Pneumococci are no longer detected in the sputum within several hours of the first dose of penicillin.
Dramatic symptomatic improvement in 24 hours
The lack of lung destruction and complete resolution of pathologic changes on recovery, coupled with the dramatic response to penicillin, allow for a relatively short duration of treatment.
Pneumococcal resistance to penicillin
Penicillin acts by binding to and blocking the action of cell membrane enzymes (PBPs) responsible for cell wall synthesis.
Alteration of penicillin binding proteins requires high concentrations of penicillin to saturate them, and leads to resistance.
Intermediate resistance to penicillin is defined as an MIC between 0.1 and 1 microgram. These isolates may be treated with ceftriaxone, erythromycin or increased doses of penicillin.

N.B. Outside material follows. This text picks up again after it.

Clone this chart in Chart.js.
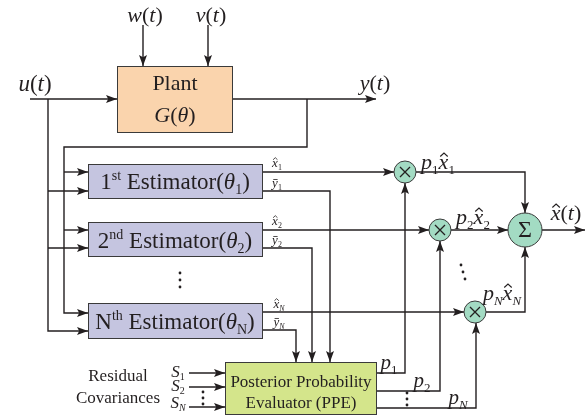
<!DOCTYPE html>
<html>
<head>
<meta charset="utf-8">
<script src="https://cdn.jsdelivr.net/npm/chart.js@4.4.0/dist/chart.umd.min.js"></script>
<style>
  html, body { margin: 0; padding: 0; background: #fff; }
  #wrap { width: 586px; height: 417px; }
</style>
</head>
<body>
<div id="wrap"><canvas id="diagram"></canvas></div>
<script>
// Block diagram of a multiple-model estimator, drawn on a 586 x 417 value grid
const INK = '#231f20';
const FONT = '"Liberation Serif", "Times New Roman", serif';

// blocks: [x0, x1, y0, y1]
const boxRects = [[117, 233, 66, 133], [88, 263, 164, 199], [88, 263, 222, 257], [88, 263, 303, 339], [225, 377, 362, 415]];
const boxFills = ['#fad4ad', '#c5c5e0', '#c5c5e0', '#c5c5e0', '#d4e58b'];

// product / sum junctions
const nodeX = [405, 440, 475, 525];
const nodeY = [172, 230, 312, 230];
const nodeR = [11, 11, 11, 17];
const nodeSym = ['×', '×', '×', 'Σ'];

// signal wires (polylines), arrow at the last point when flagged
const wires = [
    { pts: [[143, 25], [143, 66]], arrow: true },              // w(t)
    { pts: [[208, 25], [208, 66]], arrow: true },              // v(t)
    { pts: [[30, 99], [117, 99]], arrow: true },               // u(t)
    { pts: [[233, 99], [376, 99]], arrow: true },              // y(t)
    { pts: [[48, 99], [48, 331], [88, 331]], arrow: true },
    { pts: [[48, 191], [88, 191]], arrow: true },
    { pts: [[48, 248], [88, 248]], arrow: true },
    { pts: [[307, 99], [307, 147], [64, 147], [64, 313], [88, 313]], arrow: true },
    { pts: [[64, 172], [88, 172]], arrow: true },
    { pts: [[64, 230], [88, 230]], arrow: true },
    { pts: [[263, 172], [394, 172]], arrow: true },            // x1 hat
    { pts: [[263, 191], [330, 191], [330, 362]], arrow: true },
    { pts: [[263, 230], [429, 230]], arrow: true },            // x2 hat
    { pts: [[263, 248], [312, 248], [312, 362]], arrow: true },
    { pts: [[263, 312], [464, 312]], arrow: true },            // xN hat
    { pts: [[263, 330], [296, 330], [296, 362]], arrow: true },
    { pts: [[416, 172], [525, 172], [525, 213]], arrow: true },
    { pts: [[451, 230], [508, 230]], arrow: true },
    { pts: [[486, 312], [525, 312], [525, 247]], arrow: true },
    { pts: [[542, 230], [585, 230]], arrow: true },            // x(t) hat
    { pts: [[377, 373], [405, 373], [405, 183]], arrow: true }, // p1
    { pts: [[377, 391], [440, 391], [440, 241]], arrow: true }, // p2
    { pts: [[377, 408], [476, 408], [476, 323]], arrow: true }, // pN
    { pts: [[189, 373], [225, 373]], arrow: true },            // S1
    { pts: [[189, 387], [225, 387]], arrow: true },            // S2
    { pts: [[189, 407], [225, 407]], arrow: true }             // SN
];

// labels: style r = roman, i = italic, h = italic with hat, b = italic with bar,
// sub / isub = subscript, sup = superscript
const labels = [
    { x: 145, y: 15, s: 22, parts: [['w', 'i'], ['(', 'r'], ['t', 'i'], [')', 'r']] },
    { x: 211, y: 15, s: 22, parts: [['v', 'i'], ['(', 'r'], ['t', 'i'], [')', 'r']] },
    { x: 35, y: 83, s: 23, parts: [['u', 'i'], ['(', 'r'], ['t', 'i'], [')', 'r']] },
    { x: 375, y: 83, s: 22, parts: [['y', 'i'], ['(', 'r'], ['t', 'i'], [')', 'r']] },
    { x: 175, y: 83, s: 22, parts: [['Plant', 'r']] },
    { x: 175, y: 115, s: 22, parts: [['G', 'i'], ['(', 'r'], ['θ', 'i'], [')', 'r']] },
    { x: 175, y: 181, s: 23, parts: [['1', 'r'], ['st', 'sup'], [' Estimator', 'r'], ['(', 'r'], ['θ', 'i'], ['1', 'sub'], [')', 'r']] },
    { x: 175, y: 240, s: 23, parts: [['2', 'r'], ['nd', 'sup'], [' Estimator', 'r'], ['(', 'r'], ['θ', 'i'], ['2', 'sub'], [')', 'r']] },
    { x: 175, y: 321, s: 23, parts: [['N', 'r'], ['th', 'sup'], [' Estimator', 'r'], ['(', 'r'], ['θ', 'i'], ['N', 'sub'], [')', 'r']] },
    { x: 277, y: 163, s: 13, parts: [['x', 'h'], ['1', 'sub']] },
    { x: 277, y: 183, s: 13, parts: [['y', 'b'], ['1', 'sub']] },
    { x: 277, y: 221, s: 13, parts: [['x', 'h'], ['2', 'sub']] },
    { x: 277, y: 240, s: 13, parts: [['y', 'b'], ['2', 'sub']] },
    { x: 279, y: 304, s: 13, parts: [['x', 'h'], ['N', 'isub']] },
    { x: 279, y: 322, s: 13, parts: [['y', 'b'], ['N', 'isub']] },
    { x: 438, y: 162, s: 22, parts: [['p', 'i'], ['1', 'sub'], ['x', 'h'], ['1', 'sub']] },
    { x: 473, y: 217, s: 22, parts: [['p', 'i'], ['2', 'sub'], ['x', 'h'], ['2', 'sub']] },
    { x: 502, y: 293, s: 22, parts: [['p', 'i'], ['N', 'isub'], ['x', 'h'], ['N', 'isub']] },
    { x: 566, y: 213, s: 22, parts: [['x', 'h'], ['(', 'r'], ['t', 'i'], [')', 'r']] },
    { x: 389, y: 362, s: 21, parts: [['p', 'i'], ['1', 'sub']] },
    { x: 422, y: 380, s: 21, parts: [['p', 'i'], ['2', 'sub']] },
    { x: 458, y: 397, s: 21, parts: [['p', 'i'], ['N', 'isub']] },
    { x: 178, y: 371, s: 17, parts: [['S', 'i'], ['1', 'sub']] },
    { x: 178, y: 385, s: 17, parts: [['S', 'i'], ['2', 'sub']] },
    { x: 178, y: 402, s: 17, parts: [['S', 'i'], ['N', 'isub']] },
    { x: 118, y: 375, s: 17, parts: [['Residual', 'r']] },
    { x: 118, y: 397, s: 17, parts: [['Covariances', 'r']] },
    { x: 301, y: 381, s: 17, parts: [['Posterior Probability', 'r']] },
    { x: 301, y: 402, s: 17, parts: [['Evaluator (PPE)', 'r']] }
];

// vertical ellipsis dots: [x, y] of each dot
const dots = [
    [180, 273], [180, 280], [180, 287],
    [203, 392], [203, 398], [203, 404],
    [407, 393], [407, 399], [407, 405],
    [461, 265], [463, 272], [465, 279]
];

function partFont(style, s) {
    const small = style === 'sub' || style === 'isub' || style === 'sup';
    const size = small ? Math.round(s * 0.6) : s;
    const italic = style === 'i' || style === 'h' || style === 'b' || style === 'isub';
    return { font: (italic ? 'italic ' : '') + size + 'px ' + FONT, size: size };
}

function drawRich(ctx, cx, cy, s, parts) {
    const base = cy + s * 0.33;
    const items = parts.map(p => {
        const f = partFont(p[1], s);
        ctx.font = f.font;
        return { t: p[0], style: p[1], font: f.font, w: ctx.measureText(p[0]).width };
    });
    const total = items.reduce((a, it) => a + it.w, 0);
    let x = cx - total / 2;
    ctx.fillStyle = INK;
    ctx.strokeStyle = INK;
    ctx.textAlign = 'left';
    ctx.textBaseline = 'alphabetic';
    items.forEach(it => {
        let y = base;
        if (it.style === 'sub' || it.style === 'isub') y = base + s * 0.22;
        if (it.style === 'sup') y = base - s * 0.38;
        ctx.font = it.font;
        ctx.fillText(it.t, x, y);
        if (it.style === 'h') {
            const mx = x + it.w * 0.55;
            ctx.lineWidth = Math.max(0.8, s * 0.05);
            ctx.beginPath();
            ctx.moveTo(mx - s * 0.17, base - s * 0.58);
            ctx.lineTo(mx, base - s * 0.74);
            ctx.lineTo(mx + s * 0.17, base - s * 0.58);
            ctx.stroke();
        }
        if (it.style === 'b') {
            ctx.lineWidth = Math.max(0.8, s * 0.05);
            ctx.beginPath();
            ctx.moveTo(x + it.w * 0.2, base - s * 0.6);
            ctx.lineTo(x + it.w * 0.95, base - s * 0.6);
            ctx.stroke();
        }
        x += it.w;
    });
}

const diagramPlugin = {
    id: 'diagram',
    beforeDatasetsDraw(chart) {
        const { ctx, scales: { x, y } } = chart;
        ctx.save();
        boxRects.forEach((r, i) => {
            const x0 = x.getPixelForValue(r[0]), x1 = x.getPixelForValue(r[1]);
            const y0 = y.getPixelForValue(r[2]), y1 = y.getPixelForValue(r[3]);
            ctx.fillStyle = boxFills[i];
            ctx.fillRect(x0, y0, x1 - x0, y1 - y0);
            ctx.strokeStyle = '#3a3a3a';
            ctx.lineWidth = 1;
            ctx.strokeRect(x0 + 0.5, y0 + 0.5, x1 - x0 - 1, y1 - y0 - 1);
        });
        ctx.restore();
    },
    afterDatasetsDraw(chart) {
        const { ctx, scales: { x, y } } = chart;
        ctx.save();
        // arrowheads
        ctx.fillStyle = INK;
        wires.forEach(w => {
            if (!w.arrow) return;
            const a = w.pts[w.pts.length - 2], b = w.pts[w.pts.length - 1];
            const ax = x.getPixelForValue(a[0]), ay = y.getPixelForValue(a[1]);
            const bx = x.getPixelForValue(b[0]), by = y.getPixelForValue(b[1]);
            const len = Math.hypot(bx - ax, by - ay);
            const ux = (bx - ax) / len, uy = (by - ay) / len;
            const L = 11, hw = 4;
            ctx.beginPath();
            ctx.moveTo(bx, by);
            ctx.lineTo(bx - ux * L - uy * hw, by - uy * L + ux * hw);
            ctx.lineTo(bx - ux * L * 0.8, by - uy * L * 0.8);
            ctx.lineTo(bx - ux * L + uy * hw, by - uy * L - ux * hw);
            ctx.closePath();
            ctx.fill();
        });
        // junction symbols
        nodeX.forEach((nx, i) => {
            const px = x.getPixelForValue(nx), py = y.getPixelForValue(nodeY[i]);
            ctx.fillStyle = INK;
            ctx.textAlign = 'center';
            ctx.textBaseline = 'middle';
            if (nodeSym[i] === 'Σ') {
                ctx.font = '24px ' + FONT;
                ctx.fillText('Σ', px, py + 1);
            } else {
                ctx.strokeStyle = INK;
                ctx.lineWidth = 1.3;
                const d = 5;
                ctx.beginPath();
                ctx.moveTo(px - d, py - d); ctx.lineTo(px + d, py + d);
                ctx.moveTo(px + d, py - d); ctx.lineTo(px - d, py + d);
                ctx.stroke();
            }
        });
        // ellipsis dots
        dots.forEach(d => {
            ctx.beginPath();
            ctx.arc(x.getPixelForValue(d[0]), y.getPixelForValue(d[1]), 1.4, 0, Math.PI * 2);
            ctx.fill();
        });
        // text
        labels.forEach(l => drawRich(ctx, x.getPixelForValue(l.x), y.getPixelForValue(l.y), l.s, l.parts));
        ctx.restore();
    }
};

const datasets = wires.map(w => ({
    data: w.pts.map(p => ({ x: p[0], y: p[1] })),
    showLine: true,
    borderColor: INK,
    borderWidth: 1.4,
    pointRadius: 0,
    tension: 0,
    fill: false,
    order: 1
}));
datasets.push({
    data: nodeX.map((nx, i) => ({ x: nx, y: nodeY[i] })),
    showLine: false,
    pointRadius: nodeR,
    pointHoverRadius: nodeR,
    pointBackgroundColor: '#a3dbc3',
    pointBorderColor: '#3a3a3a',
    pointBorderWidth: 1,
    order: 0
});

new Chart(document.getElementById('diagram'), {
    type: 'scatter',
    data: { datasets: datasets },
    options: {
        responsive: true,
        maintainAspectRatio: false,
        animation: false,
        events: [],
        layout: { padding: 0, autoPadding: false },
        plugins: { legend: { display: false }, tooltip: { enabled: false } },
        scales: {
            x: { type: 'linear', min: 0, max: 586, display: false },
            y: { type: 'linear', min: 0, max: 417, reverse: true, display: false }
        }
    },
    plugins: [diagramPlugin]
});
</script>
</body>
</html>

High-level resistance occurs when MIC is > 2 microgram. These isolates should be treated with vancomycin.
Complications of Pneumococcal pneumonia
Prevention
Pneumococcal vaccine containing capsular polysaccharide from the 23 serotypes that most commonly cause infection is available.
Vaccination is recommended for individuals with chronic pulmonary or cardiovascular disease, diabetes, alcoholism, cirrhosis, chronic renal insufficiency, CSF leak and everyone above the age of 65.
In addition, immunocompromised patients with lymphoma, Hodgkin's, myeloma, organ transplantation, splenic dysfunction and HIV infection should be vaccinated.